Chevauchée avec le Diable (Ride Clear of Diablo) (1954) de Jesse Hibbs
De bons vieux petits westerns 50's qui décidément me mettent en joie. Même si Audie Murphy donne toujours l'impression d'avoir douze ans et prête toujours un peu à rire quand il joue les gros durs, on s'attache progressivement à son personnage candide et héroïque qui déjoue tous les pronostics. Il débarque donc en ville pour retrouver les assassins de son père et de son frère. Si la ville est truffée d'arsouilles (notamment le shérif et le notaire qui sont d'ailleurs responsables de la mort des deux proches d'Audie), les alentours ne valent pas mieux : l'excellent Dan Duryea (totalement en free-lance avec sa voix de canard et son rire gras) incarne un tueur moins con qu'il en a l'air de même que le louche Jack Elam qui possède définitivement la tête de l'emploi - le gros chacal de service. Le shérif fait d'Audie son adjoint et le lance sur la piste de ces deux bandits en espérant bien qu'il se prenne une balle entre les omoplates. Non seulement notre Audie tient tête à Jack mais il parviendra même à sympathiser avec ce couillon de Duryea aussi imprévisible que fendard. On saupoudre le tout avec deux ptits rôles féminins (la séduisante fille de bar Abbe Lane (le sosie d'Isabella Rosselini dans Sailor et Lula ? Dites-moi si j'ai bu...) et la sage mais tortine Susan Cabot avec son soutif Playtex dont les armatures sont en corne de zébu). Même si le scénar est cousu de fil blanc et rouge (Audie Murphy is the hero et le premier qui se gausse de son air poupon ne fait jamais longtemps le malin), cette oeuvre - la deuxième du gars Hibbs et bien la première que je découvre - se suit avec plaisir, en particulier grâce à un Murphy gonflé aux amphètes et aux seconds couteaux qui se la donnent, Dan Duryea en tête.

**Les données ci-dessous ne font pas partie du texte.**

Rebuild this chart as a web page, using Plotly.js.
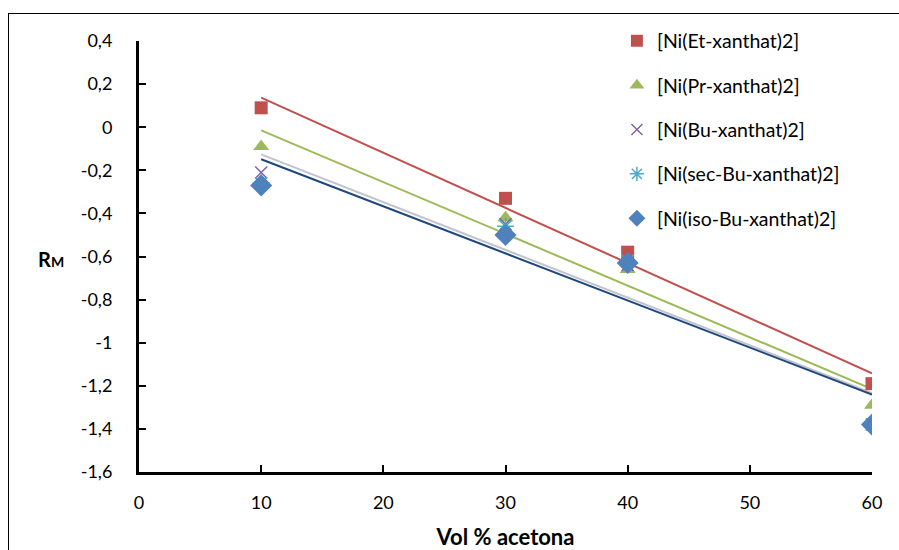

Hibbs dispose peut-être d'un budget de série B mais sa photo, d'une belle luminosité, parvient notamment à mettre en valeur le joli minois de ses actrices (Cabot ou Abbe... cette dernière disposant pour sa part d'une garde-robe qui n'est pas du meilleur goût - mention spéciale pour sa robe à frou-frou jaune canari avec les extrémités des manches vert fluo...). Un peu de séduction dans ce monde de brutes... rigolardes. Si le premier sourire dont se fend Jack Elam vaut le détour (ahah ce petit gringalet aux joues roses qui à un prénom de bagnole veut arrêter le grand Dan Duryea ?!), le fou-rire de ce dernier faisant son entrée en ville, menottes aux poignets, vaut à lui seul le voyage. On pensait faire la connaissance d'un tireur cynique sans foi ni loi, on découvre peu à peu en lui - grâce à l'influence du gars Audie droit dans ses bottes - un gars fidèle en amitié et beaucoup plus honnête que sa sale réputation. La bonne idée du bazar, c'est que le Dan sait pertinemment que plus il exhumera en lui sa part d'humanité, plus il risque de courir à sa perte - le monde de la jungle et celui du western ne faisant qu'un... Seulement voilà, il ne peut lutter contre ce sentiment d'amitié qu'il a envers Audie... Même si Dan aura le chic pour le mettre dans des situations tordues (son rire résonnant toujours de façon infernale), il tentera toujours au final de veiller sur lui. Audie Murphy qui semble avoir déjà lu l'ensemble du scénario joue sur du velours et nous met dans sa poche au quart de tour... Le chef d'oeuvre de Hibbs ? - nan je déconne et ne me fais pas d'illusion : je sais très bien que l'un de nos talentueux lecteurs va finir par me sortir un épisode de Perry Mason réalisé par ce même Hibbs dans les années 60 absolument "génial". Du coup, je préfère la jouer sobre et vous enjoins simplement de tenter cette sympathique chevauchée avec le diable.